The racketeering trial against R. Kelly began in New York on Wednesday, with the prosecutor describing him as a "predator" in her opening remarks.
On the first day of the trial against R. Kelly, Jerhonda Pace alleged she lost her virginity to the singer after meeting him at a party in 2009 when she was 16 years old.
Over the following six months, Pace was allegedly physically and emotionally abused by the musician, forced to follow what she called "Rob's rules".
According to The New York Times, Pace claimed she was required to call the singer "daddy" when in his home and acknowledge his presence each time she entered the room. If she didn't, she was allegedly physically and sexually abused.
In her opening statement to the jury, prosecutor Assistant U.S. Attorney Maria Cruz Melendez, said Kelly was a "predator" who used his fame to lure in vulnerable, underage fans to live with him and ultimately control every aspect of their lives.
The 54-year old was indicted in 2019 on nine counts of racketeering for allegedly recruiting minors for sex.

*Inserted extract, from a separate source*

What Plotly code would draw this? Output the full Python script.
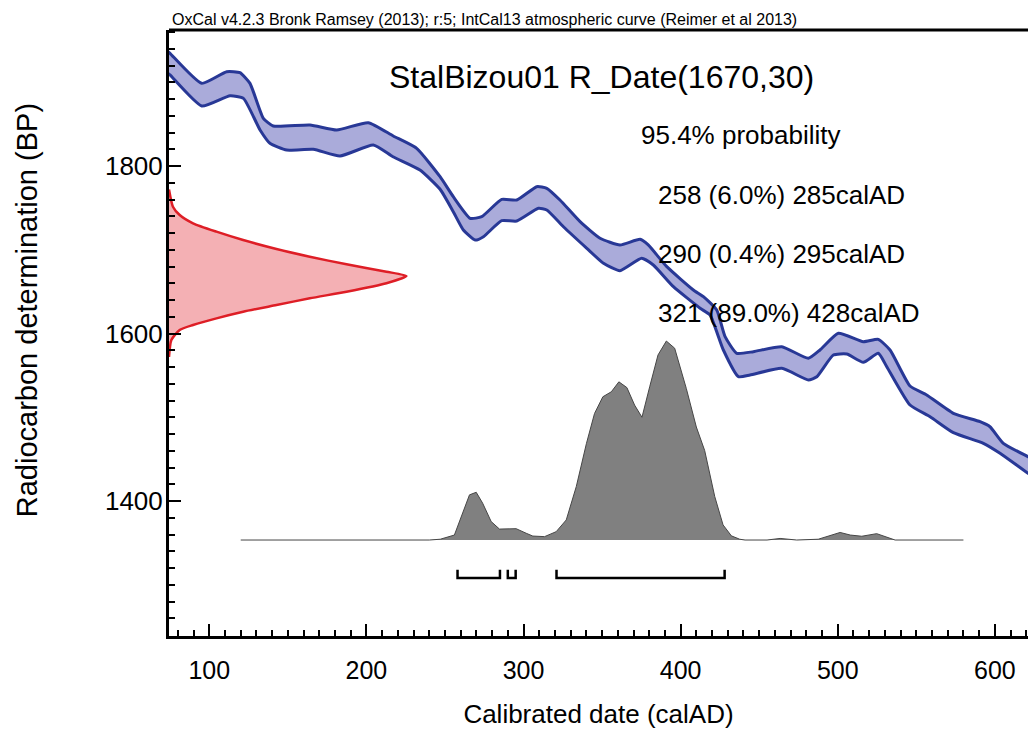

Racketeering allows the prosecution to include crimes that are usually outside the statute of limitations. Kelly is also being charged with violating the Mann Act, which prohibits the transportation of people across state lines, a law that is aimed at cases of human trafficking and prostitution.
Pace is one of six women who are involved in the trial after first speaking out for the 2019 docuseries Surviving R. Kelly. Four women are choosing to remain anonymous, either by using only their first name or a pseudonym.
The trial is also expected to address Kelly's marriage to late singer Aaliyah in 1994, when she was 15 and he was 27. In the docuseries, the musician's former tour manager alleged he orchestrated the wedding by falsifying documents that listed Aaliyah's age as 18.
Accusations of sexual abuse have followed the Ignition (Remix) singer over the last two decades, with this week's trial being the second time he has appeared in court over allegations of sexual misconduct. In 2002, a jury found him not guilty on 14 counts of child pornography.
Kelly has remained steadfast in maintaining his innocence, with his defence arguing in their opening statements that the supposed victims are merely hurt fans seeking fame and attention. They argued that fans willingly visited him and "knew what they were getting into", according to Variety.
"We believe their testimony will crumble," said Nicole Blank Becker, one of Kelly's four lawyers for the case. "There will be so many untruths told to you, ladies and gentlemen, that even the government won't be able to untangle the mess of lies."
The second day of the trial continues on Thursday.